- _PROBLEM TO SOLVE_
Please give the listing again in its entirety, exactly as written.

"""

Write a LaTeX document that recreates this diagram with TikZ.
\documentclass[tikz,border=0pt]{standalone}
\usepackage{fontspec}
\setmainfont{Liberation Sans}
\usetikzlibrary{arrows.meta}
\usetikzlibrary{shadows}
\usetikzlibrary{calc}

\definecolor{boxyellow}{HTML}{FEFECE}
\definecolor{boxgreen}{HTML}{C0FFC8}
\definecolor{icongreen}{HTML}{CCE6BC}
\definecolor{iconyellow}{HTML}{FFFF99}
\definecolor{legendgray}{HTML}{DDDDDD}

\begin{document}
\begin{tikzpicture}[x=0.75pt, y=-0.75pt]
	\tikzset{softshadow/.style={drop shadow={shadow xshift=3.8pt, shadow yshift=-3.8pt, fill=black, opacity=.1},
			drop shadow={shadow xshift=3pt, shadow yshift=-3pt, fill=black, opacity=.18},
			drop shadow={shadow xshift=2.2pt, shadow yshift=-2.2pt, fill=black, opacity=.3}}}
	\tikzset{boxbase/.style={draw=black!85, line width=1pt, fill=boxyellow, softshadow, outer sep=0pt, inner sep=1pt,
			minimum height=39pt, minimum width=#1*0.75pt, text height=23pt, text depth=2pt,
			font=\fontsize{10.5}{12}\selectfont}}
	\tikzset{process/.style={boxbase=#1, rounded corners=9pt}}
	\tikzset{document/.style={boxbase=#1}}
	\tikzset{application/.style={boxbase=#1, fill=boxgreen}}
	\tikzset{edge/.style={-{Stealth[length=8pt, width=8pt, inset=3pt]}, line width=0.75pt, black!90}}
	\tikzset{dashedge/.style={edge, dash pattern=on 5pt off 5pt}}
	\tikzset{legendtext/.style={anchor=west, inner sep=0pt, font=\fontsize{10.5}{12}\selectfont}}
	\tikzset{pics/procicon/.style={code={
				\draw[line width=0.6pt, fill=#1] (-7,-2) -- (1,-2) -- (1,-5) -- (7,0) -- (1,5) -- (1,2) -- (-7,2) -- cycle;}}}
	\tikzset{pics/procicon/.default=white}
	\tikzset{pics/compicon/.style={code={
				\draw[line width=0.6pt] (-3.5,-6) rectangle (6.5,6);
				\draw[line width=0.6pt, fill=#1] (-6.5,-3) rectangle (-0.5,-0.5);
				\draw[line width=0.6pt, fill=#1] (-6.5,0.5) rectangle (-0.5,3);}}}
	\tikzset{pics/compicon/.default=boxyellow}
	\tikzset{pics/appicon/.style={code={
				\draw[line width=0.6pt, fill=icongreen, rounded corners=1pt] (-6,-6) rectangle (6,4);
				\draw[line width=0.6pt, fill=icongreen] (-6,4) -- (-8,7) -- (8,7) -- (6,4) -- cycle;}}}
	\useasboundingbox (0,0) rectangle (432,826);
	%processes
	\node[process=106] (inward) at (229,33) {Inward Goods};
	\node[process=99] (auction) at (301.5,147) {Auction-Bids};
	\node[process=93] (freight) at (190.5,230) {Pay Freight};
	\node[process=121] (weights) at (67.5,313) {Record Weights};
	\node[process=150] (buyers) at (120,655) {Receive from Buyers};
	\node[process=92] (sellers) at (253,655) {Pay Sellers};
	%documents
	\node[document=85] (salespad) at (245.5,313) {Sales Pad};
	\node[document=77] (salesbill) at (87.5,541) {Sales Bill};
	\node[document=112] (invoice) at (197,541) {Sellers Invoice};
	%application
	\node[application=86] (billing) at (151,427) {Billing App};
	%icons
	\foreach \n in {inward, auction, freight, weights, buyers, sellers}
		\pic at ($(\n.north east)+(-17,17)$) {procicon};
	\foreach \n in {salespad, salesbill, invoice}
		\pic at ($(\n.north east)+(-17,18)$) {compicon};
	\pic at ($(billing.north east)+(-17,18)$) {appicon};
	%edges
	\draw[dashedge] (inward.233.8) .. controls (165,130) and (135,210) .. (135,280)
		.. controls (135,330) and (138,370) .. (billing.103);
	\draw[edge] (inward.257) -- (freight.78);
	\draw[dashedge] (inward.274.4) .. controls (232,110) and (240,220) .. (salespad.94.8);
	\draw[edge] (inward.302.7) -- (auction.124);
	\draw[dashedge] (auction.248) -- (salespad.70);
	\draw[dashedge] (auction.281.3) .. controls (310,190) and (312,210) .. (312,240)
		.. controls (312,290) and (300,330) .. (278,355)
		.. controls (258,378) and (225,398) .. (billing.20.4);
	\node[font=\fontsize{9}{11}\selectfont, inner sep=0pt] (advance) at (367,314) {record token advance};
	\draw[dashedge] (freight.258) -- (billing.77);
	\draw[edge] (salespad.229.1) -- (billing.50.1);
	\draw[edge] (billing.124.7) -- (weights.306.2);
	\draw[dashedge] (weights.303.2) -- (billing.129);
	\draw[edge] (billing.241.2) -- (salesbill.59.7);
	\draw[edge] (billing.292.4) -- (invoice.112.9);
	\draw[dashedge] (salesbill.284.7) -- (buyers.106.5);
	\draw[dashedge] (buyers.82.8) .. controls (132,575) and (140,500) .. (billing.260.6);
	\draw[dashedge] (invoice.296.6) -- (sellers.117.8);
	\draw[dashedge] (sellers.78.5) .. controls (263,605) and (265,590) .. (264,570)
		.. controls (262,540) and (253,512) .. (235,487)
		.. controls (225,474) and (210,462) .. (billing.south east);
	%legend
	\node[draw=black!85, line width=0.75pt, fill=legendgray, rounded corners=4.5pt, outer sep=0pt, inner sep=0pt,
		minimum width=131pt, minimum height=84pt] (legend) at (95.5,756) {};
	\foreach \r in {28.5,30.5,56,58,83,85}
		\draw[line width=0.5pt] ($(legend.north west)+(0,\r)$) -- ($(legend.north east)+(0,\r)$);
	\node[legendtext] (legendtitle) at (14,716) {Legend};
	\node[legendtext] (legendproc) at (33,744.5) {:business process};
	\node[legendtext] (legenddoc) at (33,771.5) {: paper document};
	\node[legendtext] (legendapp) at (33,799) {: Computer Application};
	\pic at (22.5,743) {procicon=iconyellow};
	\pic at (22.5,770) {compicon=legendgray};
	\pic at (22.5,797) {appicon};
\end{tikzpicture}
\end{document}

"""

- _THE REPLY_
Write a LaTeX document that recreates this diagram with TikZ.
\documentclass[tikz,border=0pt]{standalone}
\usepackage{fontspec}
\setmainfont{Liberation Sans}
\usetikzlibrary{arrows.meta}
\usetikzlibrary{shadows}
\usetikzlibrary{calc}

\definecolor{boxyellow}{HTML}{FEFECE}
\definecolor{boxgreen}{HTML}{C0FFC8}
\definecolor{icongreen}{HTML}{CCE6BC}
\definecolor{iconyellow}{HTML}{FFFF99}
\definecolor{legendgray}{HTML}{DDDDDD}

\begin{document}
\begin{tikzpicture}[x=0.75pt, y=-0.75pt]
	\tikzset{softshadow/.style={drop shadow={shadow xshift=3.8pt, shadow yshift=-3.8pt, fill=black, opacity=.1},
			drop shadow={shadow xshift=3pt, shadow yshift=-3pt, fill=black, opacity=.18},
			drop shadow={shadow xshift=2.2pt, shadow yshift=-2.2pt, fill=black, opacity=.3}}}
	\tikzset{boxbase/.style={draw=black!85, line width=1pt, fill=boxyellow, softshadow, outer sep=0pt, inner sep=1pt,
			minimum height=39pt, minimum width=#1*0.75pt, text height=23pt, text depth=2pt,
			font=\fontsize{10.5}{12}\selectfont}}
	\tikzset{process/.style={boxbase=#1, rounded corners=9pt}}
	\tikzset{document/.style={boxbase=#1}}
	\tikzset{application/.style={boxbase=#1, fill=boxgreen}}
	\tikzset{edge/.style={-{Stealth[length=8pt, width=8pt, inset=3pt]}, line width=0.75pt, black!90}}
	\tikzset{dashedge/.style={edge, dash pattern=on 5pt off 5pt}}
	\tikzset{legendtext/.style={anchor=west, inner sep=0pt, font=\fontsize{10.5}{12}\selectfont}}
	\tikzset{pics/procicon/.style={code={
				\draw[line width=0.6pt, fill=#1] (-7,-2) -- (1,-2) -- (1,-5) -- (7,0) -- (1,5) -- (1,2) -- (-7,2) -- cycle;}}}
	\tikzset{pics/procicon/.default=white}
	\tikzset{pics/compicon/.style={code={
				\draw[line width=0.6pt] (-3.5,-6) rectangle (6.5,6);
				\draw[line width=0.6pt, fill=#1] (-6.5,-3) rectangle (-0.5,-0.5);
				\draw[line width=0.6pt, fill=#1] (-6.5,0.5) rectangle (-0.5,3);}}}
	\tikzset{pics/compicon/.default=boxyellow}
	\tikzset{pics/appicon/.style={code={
				\draw[line width=0.6pt, fill=icongreen, rounded corners=1pt] (-6,-6) rectangle (6,4);
				\draw[line width=0.6pt, fill=icongreen] (-6,4) -- (-8,7) -- (8,7) -- (6,4) -- cycle;}}}
	\useasboundingbox (0,0) rectangle (432,826);
	%processes
	\node[process=106] (inward) at (229,33) {Inward Goods};
	\node[process=99] (auction) at (301.5,147) {Auction-Bids};
	\node[process=93] (freight) at (190.5,230) {Pay Freight};
	\node[process=121] (weights) at (67.5,313) {Record Weights};
	\node[process=150] (buyers) at (120,655) {Receive from Buyers};
	\node[process=92] (sellers) at (253,655) {Pay Sellers};
	%documents
	\node[document=85] (salespad) at (245.5,313) {Sales Pad};
	\node[document=77] (salesbill) at (87.5,541) {Sales Bill};
	\node[document=112] (invoice) at (197,541) {Sellers Invoice};
	%application
	\node[application=86] (billing) at (151,427) {Billing App};
	%icons
	\foreach \n in {inward, auction, freight, weights, buyers, sellers}
		\pic at ($(\n.north east)+(-17,17)$) {procicon};
	\foreach \n in {salespad, salesbill, invoice}
		\pic at ($(\n.north east)+(-17,18)$) {compicon};
	\pic at ($(billing.north east)+(-17,18)$) {appicon};
	%edges
	\draw[dashedge] (inward.233.8) .. controls (165,130) and (135,210) .. (135,280)
		.. controls (135,330) and (138,370) .. (billing.103);
	\draw[edge] (inward.257) -- (freight.78);
	\draw[dashedge] (inward.274.4) .. controls (232,110) and (240,220) .. (salespad.94.8);
	\draw[edge] (inward.302.7) -- (auction.124);
	\draw[dashedge] (auction.248) -- (salespad.70);
	\draw[dashedge] (auction.281.3) .. controls (310,190) and (312,210) .. (312,240)
		.. controls (312,290) and (300,330) .. (278,355)
		.. controls (258,378) and (225,398) .. (billing.20.4);
	\node[font=\fontsize{9}{11}\selectfont, inner sep=0pt] (advance) at (367,314) {record token advance};
	\draw[dashedge] (freight.258) -- (billing.77);
	\draw[edge] (salespad.229.1) -- (billing.50.1);
	\draw[edge] (billing.124.7) -- (weights.306.2);
	\draw[dashedge] (weights.303.2) -- (billing.129);
	\draw[edge] (billing.241.2) -- (salesbill.59.7);
	\draw[edge] (billing.292.4) -- (invoice.112.9);
	\draw[dashedge] (salesbill.284.7) -- (buyers.106.5);
	\draw[dashedge] (buyers.82.8) .. controls (132,575) and (140,500) .. (billing.260.6);
	\draw[dashedge] (invoice.296.6) -- (sellers.117.8);
	\draw[dashedge] (sellers.78.5) .. controls (263,605) and (265,590) .. (264,570)
		.. controls (262,540) and (253,512) .. (235,487)
		.. controls (225,474) and (210,462) .. (billing.south east);
	%legend
	\node[draw=black!85, line width=0.75pt, fill=legendgray, rounded corners=4.5pt, outer sep=0pt, inner sep=0pt,
		minimum width=131pt, minimum height=84pt] (legend) at (95.5,756) {};
	\foreach \r in {28.5,30.5,56,58,83,85}
		\draw[line width=0.5pt] ($(legend.north west)+(0,\r)$) -- ($(legend.north east)+(0,\r)$);
	\node[legendtext] (legendtitle) at (14,716) {Legend};
	\node[legendtext] (legendproc) at (33,744.5) {:business process};
	\node[legendtext] (legenddoc) at (33,771.5) {: paper document};
	\node[legendtext] (legendapp) at (33,799) {: Computer Application};
	\pic at (22.5,743) {procicon=iconyellow};
	\pic at (22.5,770) {compicon=legendgray};
	\pic at (22.5,797) {appicon};
\end{tikzpicture}
\end{document}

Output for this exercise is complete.